À semelhança do outro grande projeto maximalista do ano – Megalopolis – a seriedade grandiloquente deste filme – temperada com exageros que, à superfície, roçam o absurdo – poderá ter um efeito repelente para muitos espectadores. Nos tempos que correm, é o preço a pagar por quem nos pede paciência para contar a sua verdade com ingenuidade artística. Contudo, os que concederem a gentileza a Sorrentino cedo entreverão a sinceridade das emoções por detrás dos fogos de artifício, certamente tomarão conforto na compaixão antimoralista e no mistério de uma profusão de símbolos a desvelar.
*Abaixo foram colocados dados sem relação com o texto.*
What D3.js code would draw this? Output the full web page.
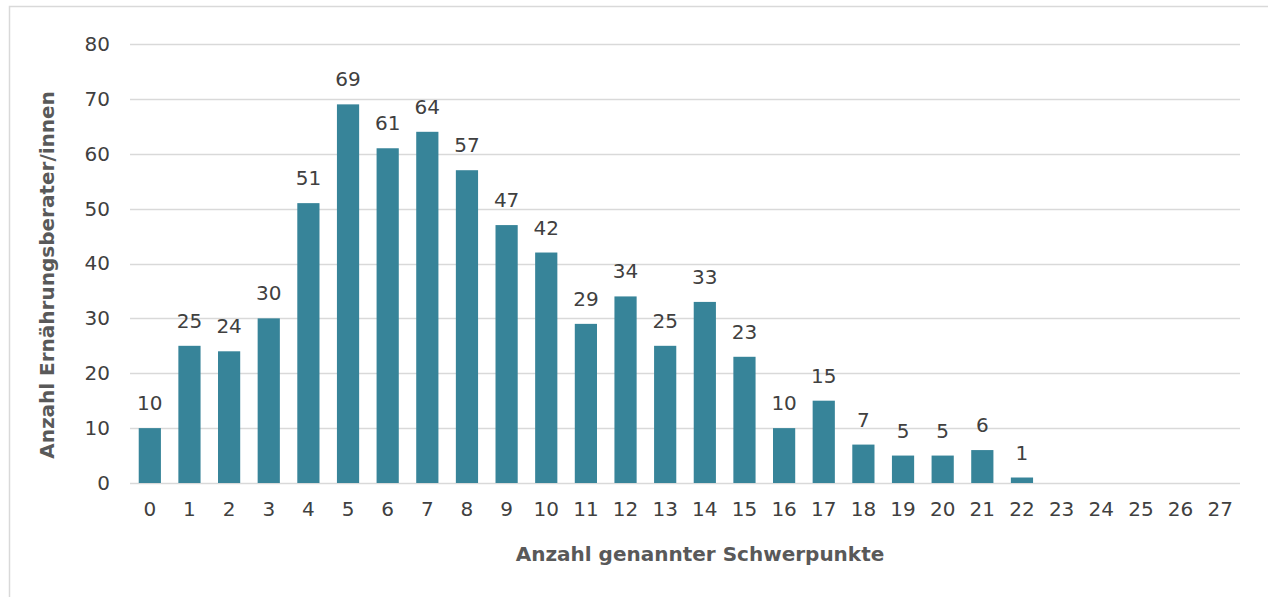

Numa palavra, sairão de Parthenope amplamente recompensados.
Gil Gonçalves
A Brief History of a Family de Jianjie Lin – Descobertas
Brief History of a Family é a primeira longa-metragem do chinês Jianjie Lin, também conhecido como J.J. – está presente na secção Descobertas do festival, juntamente com o próprio realizador – muito cuidado e dono de um inglês perfeito, polido na faculdade de Artes e Cinema em Nova Iorque, que apanhei no MUDE – Museu do Design a espreitar com atenção o documentário dedicado ao pintor José Escada. O filme tem estado a ter um percurso invejável, primeiro com uma estreia absoluta em Sundance e daí para a secção Panorama do Berlinale, onde foi apanhado para este Descobertas em Lisboa.
Acompanhamos uma família nuclear chinesa, de um filho apenas, rapaz, nascido durante o reinado cultural da política de um só filho que a China manteve de 1979 a 2015. O rapaz, Wei, preguiçoso, fã de videojogos e praticante de esgrima extra-curricular, trava uma amizade invejosa com um colega na escola – começam a falar porque Wei lhe atirou uma bola à cara – e o rapaz, Shuo, rapidamente passa a fazer visitas regulares à casa do primeiro para jogar e estudar.
Shuo, sabemos depois, é maltratado pelo pai víuvo, despertando nos pais de Wei instintos compreensíveis de paternidade e proteção: o jovem parece ser de resto um rapaz muito mais certinho, inteligente e dedicado que o filho biológico deles – ouve Bach aos catorze anos – e os dois pais, também muito carentes, que não tiveram mais que um filho, vêem um novo capítulo das suas vidas surgir feliz com este jovem adolescente por casa: Shuo já quase não passa pelo seu domicílio; já tem quase uma segunda família.
Revelam-se naturalmente, durante e depois, as redes de ciúme e de inadequação aqui armadilhadas, de expectativas e frustrações um pouco por parte de todos os protagonistas. Esta assimilação de um “vírus” estranho, outro filho (o pai de família é biólogo de investigação, um paralelo estético que é um dos mais sublinhados leitmotifs do filme) revela-se muito complicada, e há o risco provável de este corpo, esta unidade familiar reprimida e em complexa estase rejeitar o intruso.
O filme é também notável por nunca resvalar para um registo histriónico, gore, terror, ou outras opções que encontrámos no passado em explorações japonesas (o burlesco) ou americanas (o thriller) de premissas similares – Sion Sono, com obra também presente neste festival, por exemplo. O filme de Jianjie Lin mantém sempre um interesse muito sóbrio, cerebral e nervoso num naturalismo e em modelos do comportamento humano facilmente encontrados na mais simples das famílias, com a mais breve das histórias.